Come è stato possibile tutto ciò? Merito dell’Aspire Academy, fondata nel 2004 su ordine dell’ex sultano Al Thani, che ha cercato (e trovato) talenti letteralmente in ogni dove. Il Qatar, seppur con una storia ben diversa dalla Svizzera, è diventato nel tempo una “multinazionale del calcio” con una buona parte della rosa che può raccontare la propria via alla naturalizzazione.

 

Una storia nella storia in un paese dai tanti contrasti, a partire proprio dai diritti civili. Saper giocare bene a pallone però, in questi anni, vale più di ogni altra cosa e lo sa bene una delle stelle del paese, Almoez Ali, 85 presenze e 42 reti in nazionale alla vigilia della competizione.

 

Lui, calciatore sudanese naturalizzato, attaccante dell'Al-Duhail, è il simbolo della ricerca del talento svolta in questi anni. Nato nel 1996 nella lontana Khartum, inizia a giocare a calcio già a sette anni, complice l’emigrazione – questa sì per lavoro – della madre a Doha. Una lunga e fortunata serie di esperienze, negli anni in cui partiva l’accademia nazionale, lo porta a tentare la via del calcio come mestiere partendo da un paese dove, all’epoca, non esisteva che un’idea del futuro: tre anni da bambino nella scuola calcio dell’Al-Mesaimeer, sette da adolescente nell’ambita Aspire Academy, un ultimo anno nelle giovanili del Lekhwiya prima di espatriare ancora una volta. Destinazione Eupen, squadra belga di una città di lingua tedesca, che dal 2012 è diventata di proprietà proprio dell'Aspire Zone Foundation.
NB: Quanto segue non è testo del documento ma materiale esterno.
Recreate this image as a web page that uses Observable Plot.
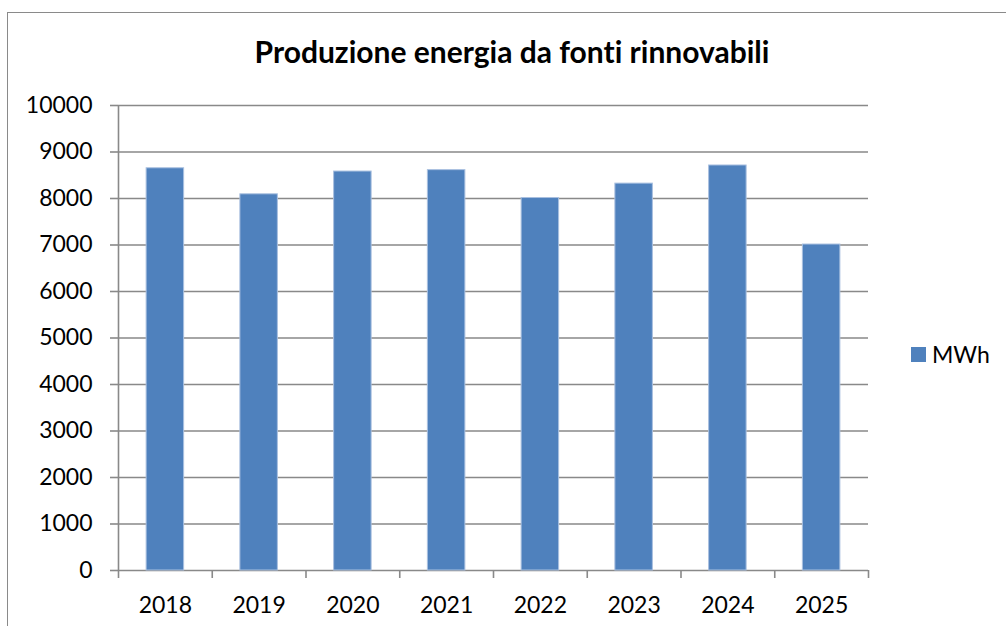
<!DOCTYPE html>
<html>
<head>
<meta charset="utf-8">
<script src="https://cdn.jsdelivr.net/npm/d3@7"></script>
<script src="https://cdn.jsdelivr.net/npm/@observablehq/plot@0.6"></script>
<style>
  html, body { margin: 0; padding: 0; background: #fff; }
  body { width: 1006px; height: 626px; overflow: hidden; position: relative; font-family: Lato, "Open Sans", sans-serif; font-variant-ligatures: none; }
  #frame { position: absolute; left: 7px; top: 12px; width: 1010px; height: 630px; border-left: 1.5px solid #8a8a8a; border-top: 1.5px solid #8a8a8a; box-sizing: border-box; }
  #title { position: absolute; left: 0; top: 0; width: 1006px; height: 80px; text-align: center; padding-left: 18px; box-sizing: border-box; font-weight: 700; font-size: 30px; line-height: 30px; padding-top: 36px; color: #000; font-variant-ligatures: none; }
  #chart { position: absolute; left: 0; top: 80px; }
  #chart svg text { font-variant-ligatures: none; }
  #legend { position: absolute; left: 911px; top: 340px; display: flex; align-items: center; font-size: 23px; color: #000; }
  #legend .sw { width: 15px; height: 15px; background: #4F81BD; margin-right: 6px; }
</style>
</head>
<body>
<div id="frame"></div>
<div id="title">Produzione energia da fonti rinnovabili</div>
<div id="chart"></div>
<div id="legend"><span class="sw"></span><span id="legend-label"></span></div>
<script>
const years = ["2018", "2019", "2020", "2021", "2022", "2023", "2024", "2025"];
const mwh = [8650, 8090, 8580, 8610, 8010, 8320, 8710, 7010];
const yTicks = [0, 1000, 2000, 3000, 4000, 5000, 6000, 7000, 8000, 9000, 10000];
const seriesName = "MWh";

document.getElementById("legend-label").textContent = seriesName;

const data = years.map((y, i) => ({year: y, value: mwh[i]}));

const W = 1006, H = 546;
const mL = 118, mR = 138, mT = 25, mB = 56;
const step = (W - mL - mR) / years.length;
const gridColor = "#898989";

const chart = Plot.plot({
  width: W,
  height: H,
  marginLeft: mL,
  marginRight: mR,
  marginTop: mT,
  marginBottom: mB,
  style: {fontFamily: "Lato, 'Open Sans', sans-serif", fontSize: "23px", color: "#000", background: "transparent"},
  x: {domain: years, paddingInner: 0.6, paddingOuter: 0.3, round: false, label: null},
  y: {domain: [0, 10000], ticks: yTicks, label: null},
  marks: [
    Plot.gridY(yTicks, {stroke: gridColor, strokeOpacity: 1, strokeWidth: 1.6}),
    Plot.barY(data, {x: "year", y: "value", fill: "#4F81BD", stroke: "#a9c0e0", strokeWidth: 1}),
    Plot.ruleX([years[0]], {dx: -step / 2, stroke: gridColor, strokeWidth: 1.6}),
    Plot.axisY(yTicks, {tickSize: 8, tickPadding: 18, stroke: gridColor, strokeWidth: 1.6, fill: "#000", fontSize: 23, tickFormat: d => String(d), label: null}),
    Plot.axisX(years, {tickSize: 8, dx: -step / 2, text: null, stroke: gridColor, strokeWidth: 1.6, label: null}),
    Plot.axisX([years[years.length - 1]], {tickSize: 8, dx: step / 2, text: null, stroke: gridColor, strokeWidth: 1.6, label: null}),
    Plot.axisX(years, {tickSize: 0, tickPadding: 26, fill: "#000", fontSize: 23, label: null})
  ]
});
document.getElementById("chart").appendChild(chart);
</script>
</body>
</html>
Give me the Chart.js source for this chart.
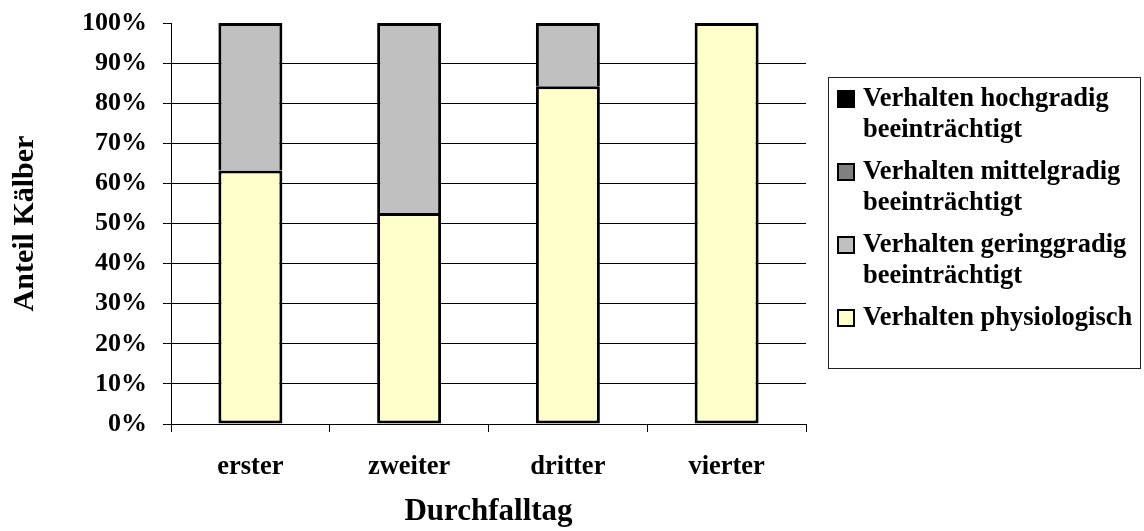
<!DOCTYPE html>
<html>
<head>
<meta charset="utf-8">
<script src="https://cdn.jsdelivr.net/npm/chart.js@4/dist/chart.umd.min.js"></script>
<style>
    body { margin: 0; background: #fff; }
    #wrap { position: relative; width: 1144px; height: 531px; }
    #legend {
        position: absolute; left: 828px; top: 77px; width: 313px; height: 292px;
        border: 1px solid #222; box-sizing: border-box; padding-top: 4px;
        font-family: 'Liberation Serif', 'Times New Roman', serif; font-weight: bold;
        font-size: 26.5px; line-height: 31px; color: #000;
    }
    .item { position: relative; padding-left: 34px; margin-bottom: 11px; }
    .swatch {
        position: absolute; left: 8px; top: 8px; width: 18px; height: 18px;
        border: 2px solid #000; box-sizing: border-box;
    }
</style>
</head>
<body>
<div id="wrap">
    <canvas id="myChart" width="1144" height="531"></canvas>
    <div id="legend"></div>
</div>
<script>
// Durchfalltag categories
const days = ['erster', 'zweiter', 'dritter', 'vierter'];

// share of calves per behaviour class (percent)
const physiologisch = [63.2, 52.6, 84.2, 100];
const geringgradig = [36.8, 47.4, 15.8, 0];
const mittelgradig = [0, 0, 0, 0];
const hochgradig = [0, 0, 0, 0];

const seriesNames = [
    'Verhalten physiologisch',
    'Verhalten geringgradig beeinträchtigt',
    'Verhalten mittelgradig beeinträchtigt',
    'Verhalten hochgradig beeinträchtigt'
];
const seriesColors = ['#FFFFCC', '#C0C0C0', '#808080', '#000000'];
const seriesValues = [physiologisch, geringgradig, mittelgradig, hochgradig];

const yMin = 0, yMax = 100, yStep = 10;

const font = 'Liberation Serif';

const datasets = seriesValues.map((vals, i) => ({
    label: seriesNames[i],
    data: vals,
    backgroundColor: seriesColors[i],
    borderColor: '#000',
    borderWidth: 3,
    // lower segment keeps its bottom edge, upper ones share the border below them
    borderSkipped: i === 0 ? false : 'start',
    categoryPercentage: 1,
    barPercentage: 0.403
}));

new Chart(document.getElementById('myChart').getContext('2d'), {
    type: 'bar',
    data: { labels: days, datasets: datasets },
    options: {
        responsive: false,
        animation: false,
        layout: { padding: { top: 23, right: 338, bottom: 0, left: 0 } },
        plugins: { legend: { display: false }, tooltip: { enabled: false } },
        scales: {
            x: {
                stacked: true,
                offset: true,
                grid: {
                    offset: true,
                    drawOnChartArea: false,
                    tickLength: 8,
                    tickColor: '#000'
                },
                border: { color: '#000', width: 1 },
                ticks: {
                    padding: 19,
                    color: '#000',
                    font: { family: font, size: 26.5, weight: 'bold' }
                },
                title: {
                    display: true,
                    text: 'Durchfalltag',
                    color: '#000',
                    padding: { top: 0, bottom: 0 },
                    font: { family: font, size: 31, weight: 'bold' }
                },
                afterFit: (scale) => { scale.height = 107; }
            },
            y: {
                stacked: true,
                min: yMin,
                max: yMax,
                grid: {
                    color: (ctx) => (ctx.tick && ctx.tick.value === yMax ? 'rgba(0,0,0,0)' : '#000'),
                    tickColor: '#000',
                    tickLength: 8
                },
                border: { color: '#000', width: 1 },
                ticks: {
                    stepSize: yStep,
                    padding: 16,
                    color: '#000',
                    font: { family: font, size: 26, weight: 'bold' },
                    callback: (v) => v + '%'
                },
                title: {
                    display: true,
                    text: 'Anteil Kälber',
                    color: '#000',
                    padding: { top: 7, bottom: 7 },
                    font: { family: font, size: 30, weight: 'bold' }
                },
                afterFit: (scale) => {
                    scale.width = 171;
                    scale.paddingTop = 0;
                    scale.paddingBottom = 0;
                }
            }
        }
    }
});

// legend, top entry = top of the stack
const legend = document.getElementById('legend');
for (let i = seriesNames.length - 1; i >= 0; i--) {
    const item = document.createElement('div');
    item.className = 'item';
    item.innerHTML = '<span class="swatch" style="background:' + seriesColors[i] + '"></span>' + seriesNames[i];
    legend.appendChild(item);
}
</script>
</body>
</html>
Lì inizia a ingranare la sua carriera, l’anno successivo affronta una nuova sfida con la lingua teutonica mentre inizia la propria avventura nelle giovanili del Qatar. Cittadinanza e nazionale, il coronamento di un lungo viaggio.

 

Nella seconda serie austriaca, in forza al LASK, mette in cascina tutto quel che deve apprendere dalla sua esperienza europea: una rete in sette partite però non è sufficiente per tornare già a casa, a 18 anni un attaccante deve ancora sbocciare. In Qatar, all’Academy, lo sanno bene e per lui arriva un altro giro di ruota, stavolta in Spagna, a Léon, dove gioca in quarta serie. Finalmente torna a Doha, ora deve crescere in Qatar e la sua strada è segnata: dal 2016 diventa il faro dell’Al-Duhail Sports Club, di cui guida l’attacco - 110 gol in 187 presenze  - di quella strana commistione tra squadra di club e nazionale. Difficile distinguere, infatti, dove finisca l’una e inizi l’altra. Forse neanche Almoez Ali lo sa, ma ormai ha maturato una tale esperienza che potrebbe utilizzarla per diventare una delle sorprese del mondiale.

 

Lui conosce bene il contesto, arrivare dal Sudan al Qatar nel “boom economico” sicuramente lo ha fatto diventare più qatariota – calcisticamente parlando – di chi ci è nato. Magari non giocherà mai in un top club europeo, ma ha nel palmares la vittoria di un trofeo continentale, la Coppa d’Asia 2019, da capocannoniere della manifestazione e da miglior giocatore del torneo. Una statistica che ben pochi calciatori in tutto il mondo hanno nel proprio curriculum. Numeri da potenziale campione, basteranno per farsi conoscere in tutto il mondo?